La constitución de la Mesa del Parlament con la activista y flamante funcionaria Laura Borràs como presidenta permitía aventurar un pacto cerrado --o casi-- entre ERC y JxCat para la formación del nuevo Govern. Apenas 18 días después queda claro que no era así, que los republicanos entregaron la dirección de la Cámara a los neoconvergentes a cambio de nada. Y no se entiende cuáles pueden ser las razones de esa ingenuidad.

Es probable que ERC considere que el tiempo juega en su contra, que cuanto más se dilaten los plazos, menos posibilidades tendrá de conseguir un pacto favorable a sus intereses, incluso que tenga miedo de una repetición electoral. Pero en todo caso la sensación que genera es la de un aficionado permanentemente amedrentado por su rival.

Las dos sesiones de investidura han sido la representación de un maltrato monumental del tercer partido en resultados de las elecciones del 14F hacia el segundo, un zarandeo de Borràs a Pere Aragonès que ambos políticos podrían representar a las mil maravillas en un escenario. Una seño mandona que, condescendiente, se mofa de las iniciativas del muchacho al que saca dos cabezas mientras le sacude.

Pero lo peor de estas dos últimas entregas del espectáculo parlamentario catalán es que se ha convertido definitivamente en un juego privado, entre ellos, los independentistas, los dueños y señores de Cataluña, en el que el resto de los ciudadanos apenas figuran como decorado. Ya lo dijo Ernest Maragall en la sesión constituyente de la 12ª legislatura dirigiéndose a quienes habían ganado las elecciones: “Aquest país és nostre”. Su cortijo.

Y así es. Los 1.336.291 catalanes que votaron a favor de partidos no independentistas el 14F tienen que ver y soportar cómo los diputados que representan los 1.366.044 sufragios que apoyan la separación de España usan el Parlament a su antojo, como si el resto no existiera. Alejandro Fernández les preguntaba ayer por qué no abandonan del Congreso cuando habla la gente de Vox y sí lo hacen aquí. Pues es muy sencillo, porque esta es su casa, donde solo mandan ellos, hacen lo que les da la gana y se permiten despreciar a los 218.121 catalanes que han votado a la extrema derecha. 30.000 votos más, por cierto, de los que han votado a sus socios de la CUP.

Más allá de las bravuconadas y los esperpentos, la realidad política catalana es muy dura. Se sustenta en unas reglas del juego que dejan indefensos a los ciudadanos no nacionalistas. En diciembre de 2017, las formaciones respetuosas con la Constitución obtuvieron 2.228.421 votos, 150.000 más que los partidos independentistas. La ley electoral hizo que, pese a esos resultados, el bloque indepe se adjudicara 70 diputados, cinco más que el otro.

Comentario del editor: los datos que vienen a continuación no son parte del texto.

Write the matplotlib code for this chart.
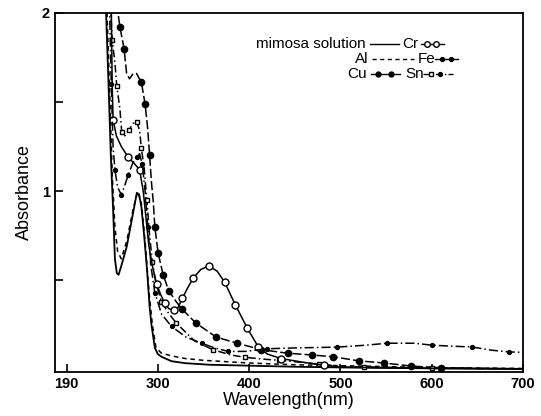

En el 14F, los indepes han superado en 30.000 votos a los constitucionalistas, pero han conseguido 13 diputados más: 74. O sea, se podría decir que cada uno de esos 13 escaños solo les han costado 2.307 votos.

Para que los no nacionalistas puedan ver respetados sus derechos en la misma medida que los nacionalistas deben hacer un esfuerzo mucho mayor, y no parece que sea fácil. En el 14F la abstención aumentó en 28 puntos respecto al 21D, lo que se tradujo en una caída del 40% en los resultados del constitucionalismo, y al nacionalismo le restaba el 34%. Mientras los votantes unionistas, como les llaman los lacis, sean poco sensibles a la autonomía y las reglas del juego sigan trucadas este país no podrá salir del bucle del ensimismamiento nacionalista en el que nos han metido.